My sister-in-law is one of the 200,000 virtual nobodies we have lost, and one of the 6.8 million Americans infected with the virus. Upon learning that loved ones were ill, millions of ordinary citizens like me uttered comforting words of assurance. “They are fighters,” we said to ourselves. We prayed hard that their courage would be enough to get them back home, so we could hold them again, laugh with them again, talk with them, one more time.

If this were an open letter to Trump, I would share that my rage stems from agonizing what-ifs. What if COVID-19 had been taken more seriously in January, February or March 2020? What if we all wore masks?
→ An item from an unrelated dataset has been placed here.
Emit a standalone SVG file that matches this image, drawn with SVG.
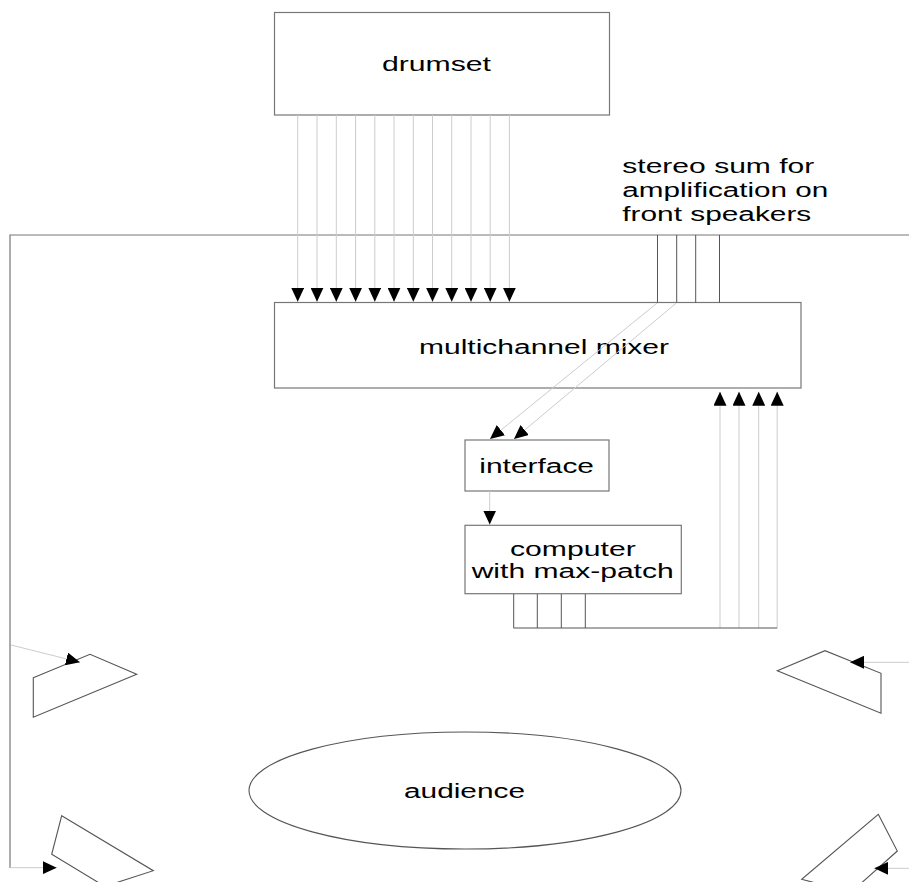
<svg xmlns="http://www.w3.org/2000/svg" width="909" height="882" viewBox="0 0 909 882">
<style>
.box{fill:#fff;stroke:#777;stroke-width:1.2}
.spk{fill:#fff;stroke:#555;stroke-width:1.1}
.wall{fill:none;stroke:#777;stroke-width:1.2}
.dark{fill:none;stroke:#555;stroke-width:1}
.light{fill:none;stroke:#ccc;stroke-width:1}
.t{font-family:"Liberation Sans",Arial,sans-serif;font-size:20px;fill:#000}
</style>
<defs>
<marker id="ah" viewBox="0 0 14 13" refX="14" refY="6.5" markerWidth="14" markerHeight="13" markerUnits="userSpaceOnUse" orient="auto">
<path d="M0,0 L14,6.5 L0,13 z" fill="#000"/>
</marker>
</defs>
<rect width="909" height="882" fill="#fff"/>
<g id="room">
<path class="wall" d="M909,235 H10 V868"/>
</g>
<g id="drumset">
<rect class="box" x="274.5" y="12.5" width="335" height="102.5"/>
<text class="t" x="382" y="71" textLength="109" lengthAdjust="spacingAndGlyphs">drumset</text>
</g>
<g id="mixer">
<rect class="box" x="274.5" y="302.5" width="526.5" height="85.5"/>
<text class="t" x="419" y="354" textLength="250" lengthAdjust="spacingAndGlyphs">multichannel mixer</text>
</g>
<g id="stereo-label">
<text class="t" x="622.3" y="173.3" textLength="192" lengthAdjust="spacingAndGlyphs">stereo sum for</text>
<text class="t" x="622.3" y="197.3" textLength="206" lengthAdjust="spacingAndGlyphs">amplification on</text>
<text class="t" x="622.3" y="221" textLength="189" lengthAdjust="spacingAndGlyphs">front speakers</text>
</g>
<g id="interface">
<rect class="box" x="465" y="440" width="144" height="51"/>
<text class="t" x="479.3" y="472.7" textLength="114.7" lengthAdjust="spacingAndGlyphs">interface</text>
</g>
<g id="computer">
<rect class="box" x="465" y="525.3" width="216.3" height="68.4"/>
<text class="t" x="510" y="555.7" textLength="125.7" lengthAdjust="spacingAndGlyphs">computer</text>
<text class="t" x="471.7" y="578.3" textLength="202" lengthAdjust="spacingAndGlyphs">with max-patch</text>
</g>
<g id="audience">
<ellipse class="spk" cx="465" cy="790.5" rx="216" ry="58.5"/>
<text class="t" x="404" y="798.3" textLength="121" lengthAdjust="spacingAndGlyphs">audience</text>
</g>
<g id="speaker-front-left">
<polygon class="spk" points="33.3,677.7 90,654.3 136.7,674.3 33.3,717.3"/>
</g>
<g id="speaker-front-right">
<polygon class="spk" points="777.3,670.7 825,650.7 881,673.3 881,713.3"/>
</g>
<g id="speaker-rear-left">
<polygon class="spk" points="61.7,815.7 153.3,870.7 104.8,886.4 51.7,854.3"/>
</g>
<g id="speaker-rear-right">
<polygon class="spk" points="878.3,814.3 897.3,851 851,892.3 801.7,879.3"/>
</g>
<g id="connectors">
<g class="light" marker-end="url(#ah)">
<line x1="297.7" y1="115" x2="297.7" y2="301.7"/>
<line x1="317" y1="115" x2="317" y2="301.7"/>
<line x1="336.3" y1="115" x2="336.3" y2="301.7"/>
<line x1="355.6" y1="115" x2="355.6" y2="301.7"/>
<line x1="374.8" y1="115" x2="374.8" y2="301.7"/>
<line x1="394" y1="115" x2="394" y2="301.7"/>
<line x1="413.3" y1="115" x2="413.3" y2="301.7"/>
<line x1="432.5" y1="115" x2="432.5" y2="301.7"/>
<line x1="451.7" y1="115" x2="451.7" y2="301.7"/>
<line x1="471" y1="115" x2="471" y2="301.7"/>
<line x1="490.2" y1="115" x2="490.2" y2="301.7"/>
<line x1="509.4" y1="115" x2="509.4" y2="301.7"/>
<line x1="657.5" y1="302.7" x2="490" y2="439"/>
<line x1="676.7" y1="302.7" x2="514" y2="439"/>
<line x1="489.7" y1="491" x2="489.7" y2="524.5"/>
<line x1="720" y1="628" x2="720" y2="391.7"/>
<line x1="739" y1="628" x2="739" y2="391.7"/>
<line x1="758.7" y1="628" x2="758.7" y2="391.7"/>
<line x1="777.2" y1="628" x2="777.2" y2="391.7"/>
<line x1="11" y1="645" x2="80" y2="662.3"/>
<line x1="909" y1="662.3" x2="850" y2="662.3"/>
<line x1="10" y1="867.7" x2="56.7" y2="867.7"/>
<line x1="909" y1="868.3" x2="874.3" y2="868.3"/>
</g>
<g class="dark">
<line x1="657.5" y1="235" x2="657.5" y2="302.7"/>
<line x1="676.7" y1="235" x2="676.7" y2="302.7"/>
<line x1="695.7" y1="235" x2="695.7" y2="302.7"/>
<line x1="719.5" y1="235" x2="719.5" y2="302.7"/>
<path d="M513.7,594 V628 H777.2"/>
<line x1="537.3" y1="594" x2="537.3" y2="628"/>
<line x1="561.3" y1="594" x2="561.3" y2="628"/>
<line x1="585.3" y1="594" x2="585.3" y2="628"/>
</g>
</g>
</svg>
My July nightmare birthday wickedly fits what we know about the COVID-19 monster and the crushing sorrow it delivers. Like millions who are grieving at this surreal moment, I have stopped bracing against feeling overwhelmed. I was exhausted long before George Floyd, Breonna Taylor, and the shattering July call from my dear brother.

If this were an open letter to Trump, I would ask the president to have someone in the White House mailroom find my 2019 letter to him about the power behind words of hate vs. words of hope. At that time, I sent Trump a copy of my book, Hate Crime: The Story of a Dragging in Jasper, Texas, encouraging him to choose his words wisely. Trump is the only White House occupant I have written to in 30 years who did not write back.

If this were an open letter, I would close with sincere condolences to members of the other families who have lost loved ones to COVID-19, Americans who were absolutely somebody to them, too. We will endure, as a simmering rage heats, on hold, waiting for a greater empathy to help ease our collective pain.